Our heat pump system will soon commence its third heating season. The amount of measurement data collected so far has exceeded the capabilities of the software I had once developed; so I crafted a new application based on a real database server. Now you know why I was not very active on social media recently.
I have an excuse to talk about our system again: A regular readers asked for an English version of one of our German articles.
While I was taming Big Data, the Chief Engineer was fighting with all kinds of plastic worms and snakes:
The solar collector had to be re-built!
In German we say that the shoemaker has the worst shoes – but we did not want our collector to look less cool than the one built for a client recently:
After all, our own system is also the live demo we show off to potential clients.
So here is the new version of our own collector:
One of the guiding principles in designing this system was to use off-the-shelf components so that it could be built by a DIY enthusiast. Fortunately this type of cheap collector has also superior properties with respect to convective heat transfer.
The heat pump involved is actually the simplest, the ‘most stupid’ device you can buy.
We don’t like the trend of equipping any heating system with a so-called energy management system that tries to control nearly any device in the ‘smart home’ – doing all that running on some proprietary black-box software.
We use a freely programmable controller instead – here is a photo from the ‘engine room’:
A controller is needed to control the valves for diverting the flows of brine and heating water, switch on and off the heat pump and all other supporting pumps, and log those tons of big data generated by sensors for temperature, flow, and radiation.
A single brine circuit connects the heat pump, the solar collector, the underground water tank. Depending on ambient temperature, water tank temperature and heating demand, the collector may be bypassed.
Here is the latest attempt to draw the hydraulic design in the simplest possible way:
The brine-water heat pump is the same that would be used with ground loops. Every heat pump needs a big reservoir of heat energy, and electrical energy is needed to extract (‘pump’) that heat. Typical heat sources are the ambient air, ground, or ground water.
Different types of heat pumps are used in different countries – I guess for historical reasons and thanks to lobbying of vendors. It seems to me that geothermal heat pumps are more common in Europe while elsewhere air heat pumps are more popular.

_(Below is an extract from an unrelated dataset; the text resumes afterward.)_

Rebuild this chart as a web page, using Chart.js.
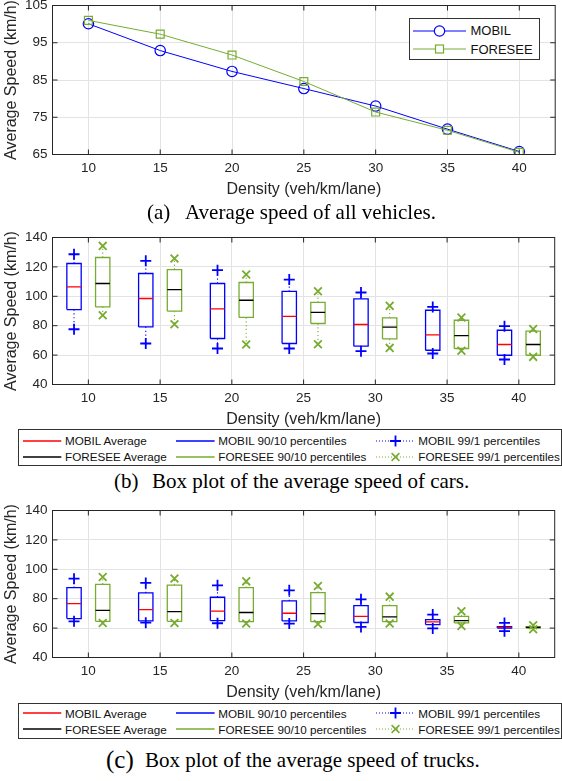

With geothermal systems the heat source is a volume of soil – the cylinder surrounding the bore hole or the cuboid confined by the surface above the ground loops:
‘Geothermal’ is a misnomer as this is not real geothermal energy from the core of the earth that’s harvested here – it is energy from solar radiation stored within with first 100 m of ground within the warm season. This is true both for ground loops placed in about 1,5 m below the surface, as well as for deep bore holes.
But the principle is the same if you immerse those loops in water – here the volume of a pond is utilized:
We had been searching for an option to heat our old house, and that can be built rather easily – that is: without creating a huge pile of soil we had no place for ‘parking’ it while installing ground loops.
In the region where we live, traditional homes and premises are rather small – the plot layout resembling stripe-like elongated rectangles. Think 5×15 m2 house on 10×60 m2 land.
These old houses had been very small farm houses decades ago – we found some remainders of the equipment for processing grapes in the shed. In contrast to other regions, splitting of farm land among heirs had not been forbidden for a long time – so individual property became smaller and smaller. These pieces of land are called ‘belt fields’ because of their shapes.
Here is a video documentation with English subtitles – about the traditional Pannonian ‘Streckhof’ (‘stretched house’).
Cellars were small as well – only about as 1,75 m high with an area of just a few square meters:
This cellar was converted to a water tank:
The cellar has been made water-tight with pond liner. The heat exchanger immersed in the water – the ‘loops’ have been built from the same type of ribbed plastic pipes as the solar collector in the garden.
The performance of a heat pump is the better the higher the temperature of the heat source is. But even when the water starts to freeze the temperature remains at 0°C degrees and thus the performance of the heat pump is kept at reasonable levels. The energy gain from freezing is high: One cubic meter of water translates to 93 kWh.
From previous discussions on this blog I learned that it might be helpful to add some ‘cultural’ or ‘political’ context:
A heat pump system does of course not make you less dependent on electrical energy – but it makes us here in middle Europe less dependent on Russian gas while providing the same convenience to the user. We have fairly good power infrastructure and upgrades to the (smart) grid are required as we need to integrate decentralized sources renewable energy like solar power and wind power.
Heat pumps can help to make grid operations easier as they usually heat a hot water buffer tank (or the concrete ‘buffer’ of the house). So utilities may cut off electrical power for some hours at an arbitrary point of time as heat pump systems need to have energy storage for ‘offline times’ built in.